Copy out the listing that follows, exact in every word, and skip the images.

begin

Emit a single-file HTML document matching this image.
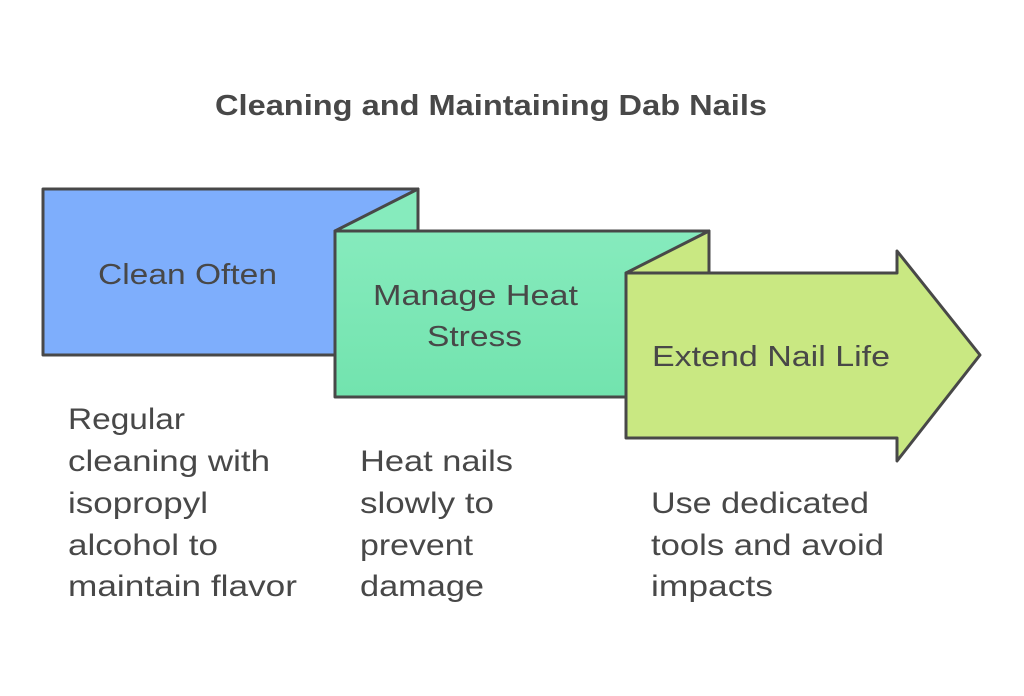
<!DOCTYPE html>
<html><head><style>
body{margin:0;background:#fff;}
svg text{font-family:"Liberation Sans",Arial,sans-serif;fill:#484848;}
</style></head><body>
<svg width="1024" height="691" xmlns="http://www.w3.org/2000/svg">
<defs>
<linearGradient id="g" x1="0" y1="0" x2="0" y2="1"><stop offset="0" stop-color="#86ebbd"/><stop offset="1" stop-color="#72e3ae"/></linearGradient>
</defs>
<text x="215" y="115" font-size="29" font-weight="bold" textLength="552" lengthAdjust="spacingAndGlyphs">Cleaning and Maintaining Dab Nails</text>
<g stroke="#484848" stroke-width="3" stroke-linejoin="round">
<rect x="43" y="189" width="375" height="166" fill="#7eaefc"/>
<polygon points="335,231 418,189 418,231" fill="#86ebbd"/>
<rect x="335" y="231" width="374" height="166" fill="url(#g)"/>
<polygon points="626,273 709,231 709,273" fill="#c9e882"/>
<polygon points="626,273 897,273 897,251 980,355 897,461 897,438 626,438" fill="#c9e882"/>
</g>
<g font-size="29" lengthAdjust="spacingAndGlyphs">
<text x="98" y="284" textLength="179" lengthAdjust="spacingAndGlyphs">Clean Often</text>
<text x="373" y="305" textLength="205" lengthAdjust="spacingAndGlyphs">Manage Heat</text>
<text x="427" y="346" textLength="95" lengthAdjust="spacingAndGlyphs">Stress</text>
<text x="652" y="366" textLength="238" lengthAdjust="spacingAndGlyphs">Extend Nail Life</text>
</g>
<g font-size="30">
<text x="68" y="429" textLength="117" lengthAdjust="spacingAndGlyphs">Regular</text>
<text x="68" y="471" textLength="202" lengthAdjust="spacingAndGlyphs">cleaning with</text>
<text x="68" y="513" textLength="140" lengthAdjust="spacingAndGlyphs">isopropyl</text>
<text x="68" y="555" textLength="150" lengthAdjust="spacingAndGlyphs">alcohol to</text>
<text x="68" y="596" textLength="229" lengthAdjust="spacingAndGlyphs">maintain flavor</text>
<text x="360" y="471" textLength="153" lengthAdjust="spacingAndGlyphs">Heat nails</text>
<text x="360" y="513" textLength="134" lengthAdjust="spacingAndGlyphs">slowly to</text>
<text x="360" y="555" textLength="113" lengthAdjust="spacingAndGlyphs">prevent</text>
<text x="360" y="596" textLength="124" lengthAdjust="spacingAndGlyphs">damage</text>
<text x="651" y="513" textLength="218" lengthAdjust="spacingAndGlyphs">Use dedicated</text>
<text x="651" y="555" textLength="233" lengthAdjust="spacingAndGlyphs">tools and avoid</text>
<text x="651" y="596" textLength="122" lengthAdjust="spacingAndGlyphs">impacts</text>
</g>
</svg>
</body></html>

end

• _Complete output_
Emit a single-file HTML document matching this image.
<!DOCTYPE html>
<html><head><style>
body{margin:0;background:#fff;}
svg text{font-family:"Liberation Sans",Arial,sans-serif;fill:#484848;}
</style></head><body>
<svg width="1024" height="691" xmlns="http://www.w3.org/2000/svg">
<defs>
<linearGradient id="g" x1="0" y1="0" x2="0" y2="1"><stop offset="0" stop-color="#86ebbd"/><stop offset="1" stop-color="#72e3ae"/></linearGradient>
</defs>
<text x="215" y="115" font-size="29" font-weight="bold" textLength="552" lengthAdjust="spacingAndGlyphs">Cleaning and Maintaining Dab Nails</text>
<g stroke="#484848" stroke-width="3" stroke-linejoin="round">
<rect x="43" y="189" width="375" height="166" fill="#7eaefc"/>
<polygon points="335,231 418,189 418,231" fill="#86ebbd"/>
<rect x="335" y="231" width="374" height="166" fill="url(#g)"/>
<polygon points="626,273 709,231 709,273" fill="#c9e882"/>
<polygon points="626,273 897,273 897,251 980,355 897,461 897,438 626,438" fill="#c9e882"/>
</g>
<g font-size="29" lengthAdjust="spacingAndGlyphs">
<text x="98" y="284" textLength="179" lengthAdjust="spacingAndGlyphs">Clean Often</text>
<text x="373" y="305" textLength="205" lengthAdjust="spacingAndGlyphs">Manage Heat</text>
<text x="427" y="346" textLength="95" lengthAdjust="spacingAndGlyphs">Stress</text>
<text x="652" y="366" textLength="238" lengthAdjust="spacingAndGlyphs">Extend Nail Life</text>
</g>
<g font-size="30">
<text x="68" y="429" textLength="117" lengthAdjust="spacingAndGlyphs">Regular</text>
<text x="68" y="471" textLength="202" lengthAdjust="spacingAndGlyphs">cleaning with</text>
<text x="68" y="513" textLength="140" lengthAdjust="spacingAndGlyphs">isopropyl</text>
<text x="68" y="555" textLength="150" lengthAdjust="spacingAndGlyphs">alcohol to</text>
<text x="68" y="596" textLength="229" lengthAdjust="spacingAndGlyphs">maintain flavor</text>
<text x="360" y="471" textLength="153" lengthAdjust="spacingAndGlyphs">Heat nails</text>
<text x="360" y="513" textLength="134" lengthAdjust="spacingAndGlyphs">slowly to</text>
<text x="360" y="555" textLength="113" lengthAdjust="spacingAndGlyphs">prevent</text>
<text x="360" y="596" textLength="124" lengthAdjust="spacingAndGlyphs">damage</text>
<text x="651" y="513" textLength="218" lengthAdjust="spacingAndGlyphs">Use dedicated</text>
<text x="651" y="555" textLength="233" lengthAdjust="spacingAndGlyphs">tools and avoid</text>
<text x="651" y="596" textLength="122" lengthAdjust="spacingAndGlyphs">impacts</text>
</g>
</svg>
</body></html>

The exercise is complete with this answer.